> **MATERIAL PROVIDED**
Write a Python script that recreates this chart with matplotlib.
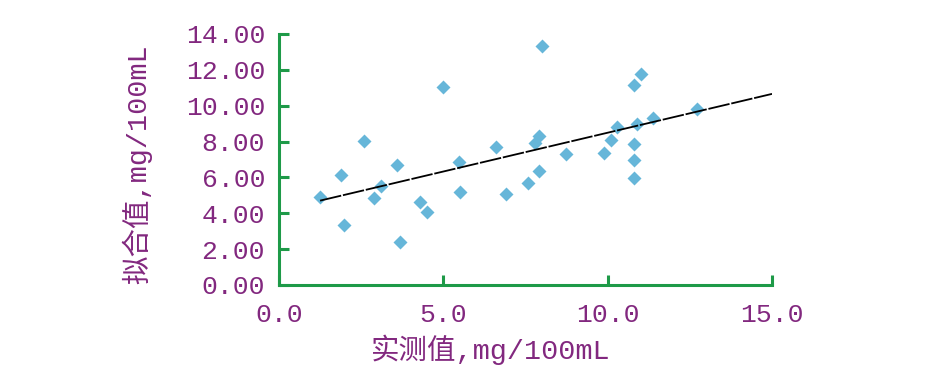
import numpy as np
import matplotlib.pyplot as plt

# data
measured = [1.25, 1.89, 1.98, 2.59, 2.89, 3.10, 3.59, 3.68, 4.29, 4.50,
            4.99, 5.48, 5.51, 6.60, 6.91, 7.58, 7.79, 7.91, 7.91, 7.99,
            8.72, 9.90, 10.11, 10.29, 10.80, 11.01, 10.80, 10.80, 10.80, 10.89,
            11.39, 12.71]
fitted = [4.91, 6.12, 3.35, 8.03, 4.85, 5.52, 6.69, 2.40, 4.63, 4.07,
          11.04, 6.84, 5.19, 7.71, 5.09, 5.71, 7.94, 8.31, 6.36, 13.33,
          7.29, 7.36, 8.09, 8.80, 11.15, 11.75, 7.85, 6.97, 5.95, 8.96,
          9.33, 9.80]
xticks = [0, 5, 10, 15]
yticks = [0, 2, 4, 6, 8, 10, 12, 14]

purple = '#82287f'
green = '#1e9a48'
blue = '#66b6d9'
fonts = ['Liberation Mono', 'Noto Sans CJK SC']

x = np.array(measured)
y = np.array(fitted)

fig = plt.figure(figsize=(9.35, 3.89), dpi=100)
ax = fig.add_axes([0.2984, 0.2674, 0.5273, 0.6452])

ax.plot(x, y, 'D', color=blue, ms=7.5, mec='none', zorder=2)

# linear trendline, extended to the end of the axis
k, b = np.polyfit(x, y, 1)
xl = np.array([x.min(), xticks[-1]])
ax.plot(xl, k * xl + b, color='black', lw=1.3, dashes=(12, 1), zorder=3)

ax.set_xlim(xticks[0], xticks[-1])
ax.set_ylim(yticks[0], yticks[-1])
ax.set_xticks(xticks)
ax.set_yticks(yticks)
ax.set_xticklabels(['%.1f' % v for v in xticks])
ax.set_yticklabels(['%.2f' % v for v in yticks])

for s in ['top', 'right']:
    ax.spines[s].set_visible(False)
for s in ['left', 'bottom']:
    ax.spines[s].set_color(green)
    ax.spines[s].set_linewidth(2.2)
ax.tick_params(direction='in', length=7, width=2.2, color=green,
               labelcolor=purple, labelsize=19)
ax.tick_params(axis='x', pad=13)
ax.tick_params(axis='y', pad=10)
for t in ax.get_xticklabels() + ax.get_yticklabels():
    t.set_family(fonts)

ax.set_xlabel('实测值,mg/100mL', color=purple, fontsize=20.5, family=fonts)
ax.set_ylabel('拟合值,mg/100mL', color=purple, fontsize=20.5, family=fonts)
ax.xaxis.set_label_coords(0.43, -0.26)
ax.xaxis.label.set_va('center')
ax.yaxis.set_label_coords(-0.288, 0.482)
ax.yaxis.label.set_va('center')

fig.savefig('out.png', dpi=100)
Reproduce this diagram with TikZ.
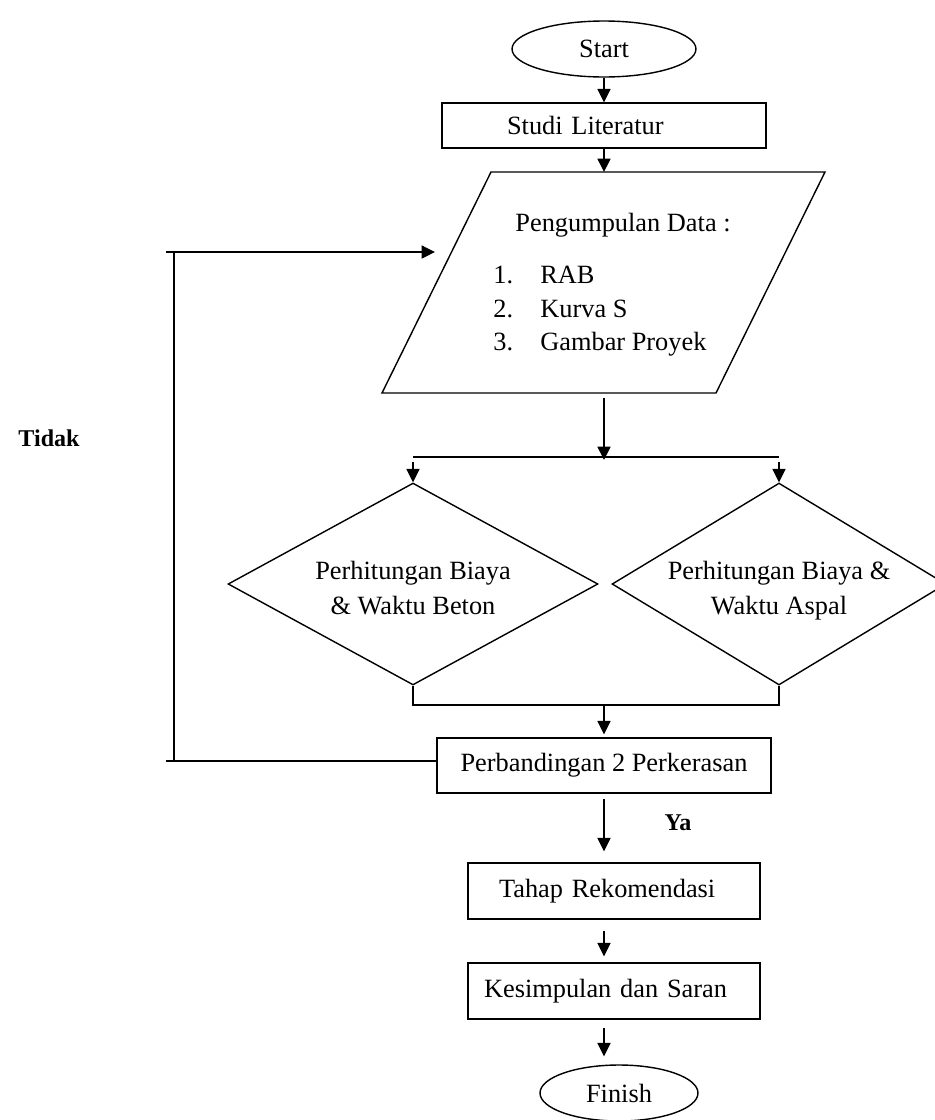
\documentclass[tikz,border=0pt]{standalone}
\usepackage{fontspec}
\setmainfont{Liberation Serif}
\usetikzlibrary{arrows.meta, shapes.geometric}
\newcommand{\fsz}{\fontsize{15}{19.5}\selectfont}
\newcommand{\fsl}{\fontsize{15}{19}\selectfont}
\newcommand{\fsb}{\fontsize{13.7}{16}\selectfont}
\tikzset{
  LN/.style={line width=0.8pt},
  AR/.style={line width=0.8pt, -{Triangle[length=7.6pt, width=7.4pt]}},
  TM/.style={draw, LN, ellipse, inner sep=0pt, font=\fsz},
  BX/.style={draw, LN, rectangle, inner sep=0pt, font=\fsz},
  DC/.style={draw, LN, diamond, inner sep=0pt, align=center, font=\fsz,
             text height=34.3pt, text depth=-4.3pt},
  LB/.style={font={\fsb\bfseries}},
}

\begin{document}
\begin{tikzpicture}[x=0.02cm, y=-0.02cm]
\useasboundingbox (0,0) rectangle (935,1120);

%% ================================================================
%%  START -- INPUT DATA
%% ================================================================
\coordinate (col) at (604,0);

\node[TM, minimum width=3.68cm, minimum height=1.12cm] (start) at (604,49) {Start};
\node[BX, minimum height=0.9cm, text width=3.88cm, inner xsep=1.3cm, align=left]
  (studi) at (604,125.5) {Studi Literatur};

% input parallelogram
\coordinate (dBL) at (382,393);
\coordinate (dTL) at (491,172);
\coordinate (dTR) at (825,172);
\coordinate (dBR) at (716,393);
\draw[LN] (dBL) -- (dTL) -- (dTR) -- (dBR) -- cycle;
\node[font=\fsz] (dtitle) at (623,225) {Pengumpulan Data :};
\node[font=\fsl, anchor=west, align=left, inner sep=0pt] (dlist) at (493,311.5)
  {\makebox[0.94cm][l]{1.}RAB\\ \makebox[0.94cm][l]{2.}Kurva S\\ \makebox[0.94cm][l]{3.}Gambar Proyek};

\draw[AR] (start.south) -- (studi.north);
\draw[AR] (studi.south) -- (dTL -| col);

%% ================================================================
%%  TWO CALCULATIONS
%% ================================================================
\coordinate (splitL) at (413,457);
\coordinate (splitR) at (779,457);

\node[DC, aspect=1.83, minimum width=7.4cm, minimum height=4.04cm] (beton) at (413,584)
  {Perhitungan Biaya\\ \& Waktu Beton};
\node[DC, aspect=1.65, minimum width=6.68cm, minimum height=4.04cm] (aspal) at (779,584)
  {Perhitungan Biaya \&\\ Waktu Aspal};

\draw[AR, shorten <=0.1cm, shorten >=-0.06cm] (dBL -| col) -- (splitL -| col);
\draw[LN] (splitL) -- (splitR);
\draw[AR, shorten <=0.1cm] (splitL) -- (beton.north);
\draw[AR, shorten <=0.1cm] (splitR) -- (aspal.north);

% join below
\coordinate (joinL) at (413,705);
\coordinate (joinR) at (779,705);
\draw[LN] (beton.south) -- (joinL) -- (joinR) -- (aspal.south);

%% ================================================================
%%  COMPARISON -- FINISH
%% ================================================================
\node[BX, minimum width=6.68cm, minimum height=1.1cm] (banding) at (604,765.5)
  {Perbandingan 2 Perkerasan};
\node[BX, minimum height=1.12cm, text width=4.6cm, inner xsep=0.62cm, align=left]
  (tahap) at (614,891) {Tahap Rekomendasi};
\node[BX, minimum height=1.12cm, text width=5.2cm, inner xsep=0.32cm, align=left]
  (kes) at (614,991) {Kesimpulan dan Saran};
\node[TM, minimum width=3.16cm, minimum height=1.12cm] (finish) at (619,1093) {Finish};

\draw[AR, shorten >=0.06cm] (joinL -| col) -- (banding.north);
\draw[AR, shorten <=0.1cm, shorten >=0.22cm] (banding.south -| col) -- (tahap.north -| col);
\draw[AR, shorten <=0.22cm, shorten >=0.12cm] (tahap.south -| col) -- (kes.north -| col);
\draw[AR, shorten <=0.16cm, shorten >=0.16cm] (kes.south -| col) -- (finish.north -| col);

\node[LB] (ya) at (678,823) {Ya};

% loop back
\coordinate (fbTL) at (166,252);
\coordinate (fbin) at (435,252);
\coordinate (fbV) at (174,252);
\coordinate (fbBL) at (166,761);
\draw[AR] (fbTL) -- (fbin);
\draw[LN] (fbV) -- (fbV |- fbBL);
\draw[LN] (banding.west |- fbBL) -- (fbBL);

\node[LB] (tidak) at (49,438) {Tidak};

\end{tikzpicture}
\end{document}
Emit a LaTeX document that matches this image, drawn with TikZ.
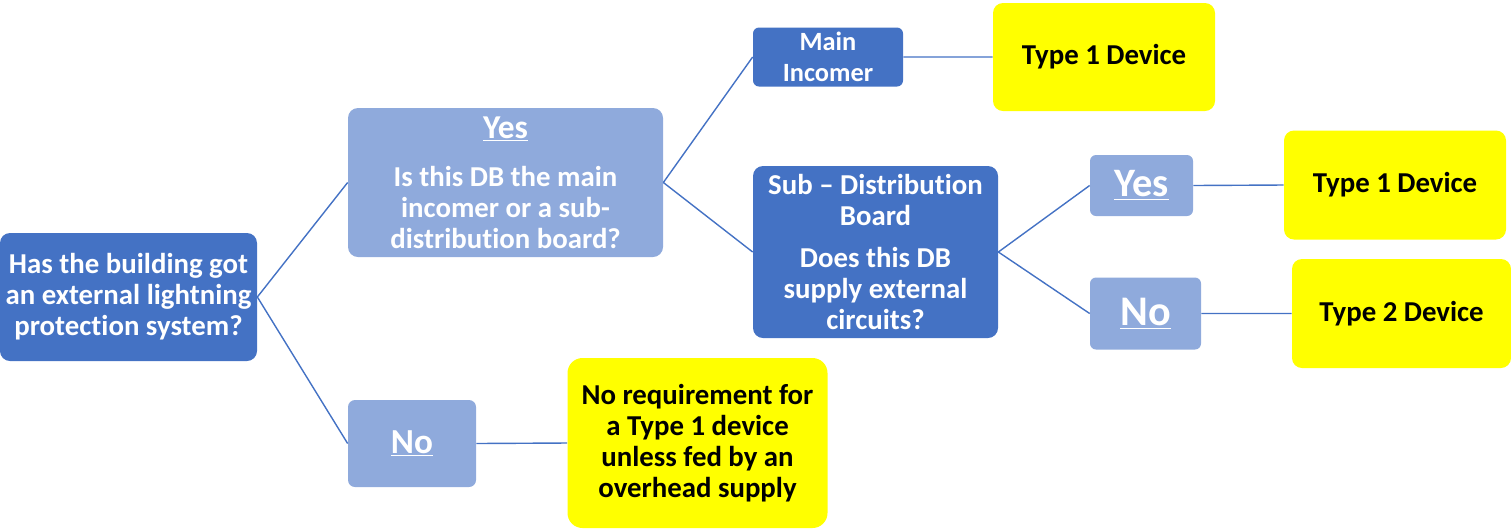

> **EXERCISE**
Your task is to reproduce exactly the lines from the start of the data above through the line containing "import matplotlib.pyplot as plt", leaving every picture out.

> **RESPONSE**
Write a Python script that recreates this chart with matplotlib.
import numpy as np
import matplotlib.pyplot as plt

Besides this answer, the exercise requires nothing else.